Kochi: With the US lowering its anti-dumping duty on shrimps shipped from India to 1.69% from 7.22%, domestic exporters are looking forward to a matching cut in fresh cash guarantees, or customs bonds.
Shrimp exporters are required to deposit cash guarantees to cover any increase in the anti-dumping duty, usually at the same rate as the duties. The bonds are renewed every year for three years.
Exporters shipped shrimps worth Rs1,143 crore to the US between February 2006 and January 2007, the period of the second annual review for which the anti-dumping duty has been cut.
Sailing on: A US shrimp trawler. The country first imposed the duty on Indian shrimp exports in 2004, claiming that they were underpriced. (Photo: Gerald Weaver)
They paid about Rs114 crore towards customs bonds, including expenses.
“The collection of bonds of matching amounts as a guarantee by the US authorities has been a financial drain on exporters, making shipments difficult,” said Anwar Hashim, president of the Seafood Exporters Association of India. “The duty cut will now bring down the bond rates, too.”
Customs bonds for new shrimp exports can now be taken at 1.69%, plus expenses.
The World Trade Organization’s (WTO) disputes panel has ruled in favour of India against the imposition of the customs bonds, but the US has till September to file an appeal.
The US first imposed the duty on Indian shrimp exports in 2004, at a rate of 10.54%, claiming that India was selling shrimps to it at a lower price than to any other country.
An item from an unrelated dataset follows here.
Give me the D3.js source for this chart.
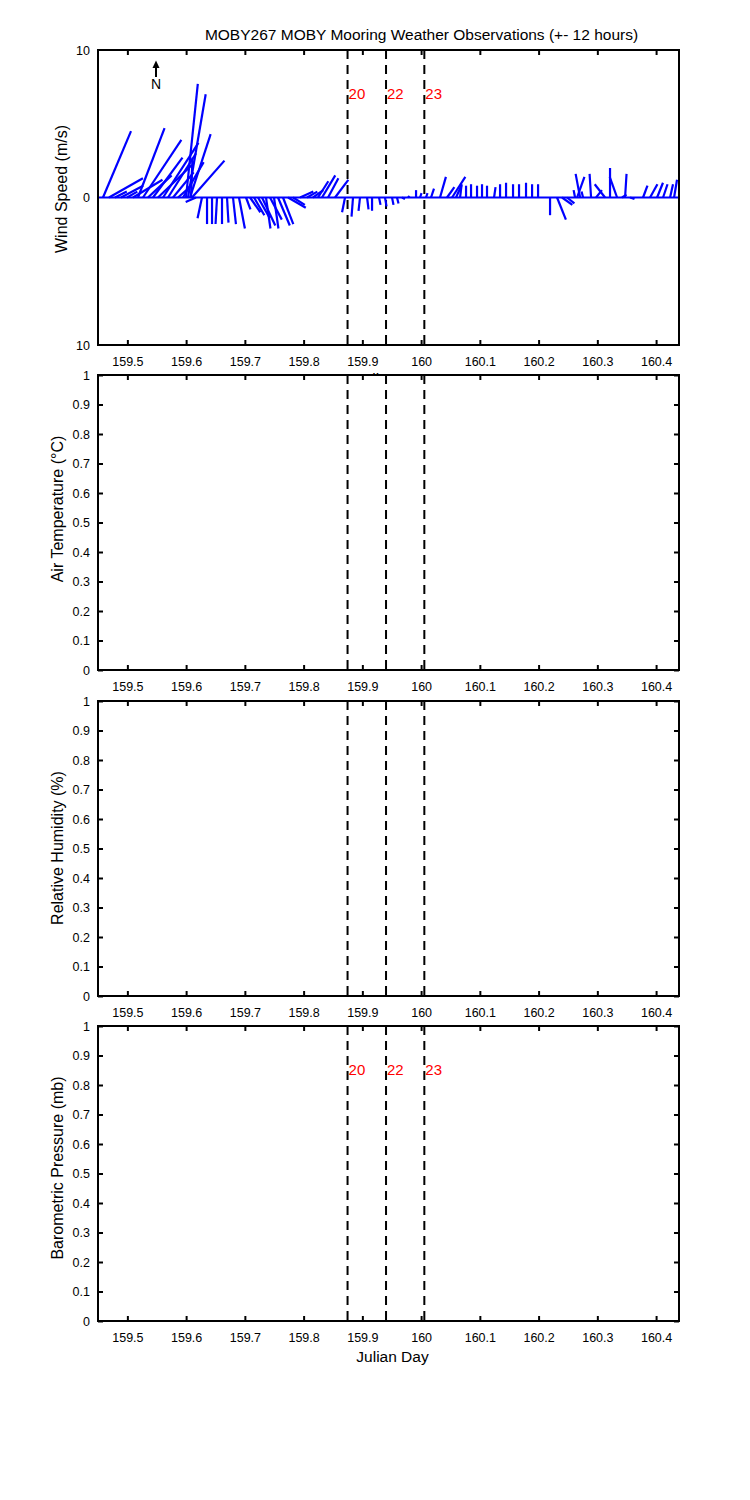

Last year, it cut the duty to 7.22% after its first annual review?for?the?period?August 2004 to January 2006.
A preliminary review in March had suggested lowering the duty to 1.06%.
Devi Seafoods Ltd and Falcon Marine Exports Ltd, mandatory respondents or sample companies for the second annual review, were selected to help the US fix the anti-dumping duty for other Indian shrimp exporters as well.
After the final determination, the anti-dumping duty for Devi Seafoods, India’s largest exporter to the US with 15% of the total value, has fallen to 0.35% from 4.93%.
Since exports with duty below 0.5% are not treated as dumped material, the company will not have to pay any duty.
Falcon Marine, which accounts for about 12% of Indian shrimp exports to the US in value terms, has seen its duty fall to 1.69% from 4.39%.
“Paring the duty will prove beneficial to the industry,” said Devi Seafoods managing director P. Bramhanandam.
With the third annual review, all Indian shrimp exporters could fall below the 0.5% limit, he added.
The process for the third review, due for preliminary determination in March for the period 1 February 2007 to 31 January, has begun. Devi Seafoods and Falcon Marine will again represent India.
“India has an advantage now, but it’s important for the industry to maintain this level, even if it cannot bring down the duty further,” said G. Mohankumar, chairman of trade promotion body Marine Products Export Development Authority.
However, while 68 shrimp exporters who responded to the US second review would gain, about 200 others who did not participate would have to pay 110.9% duty if they want to export to the US.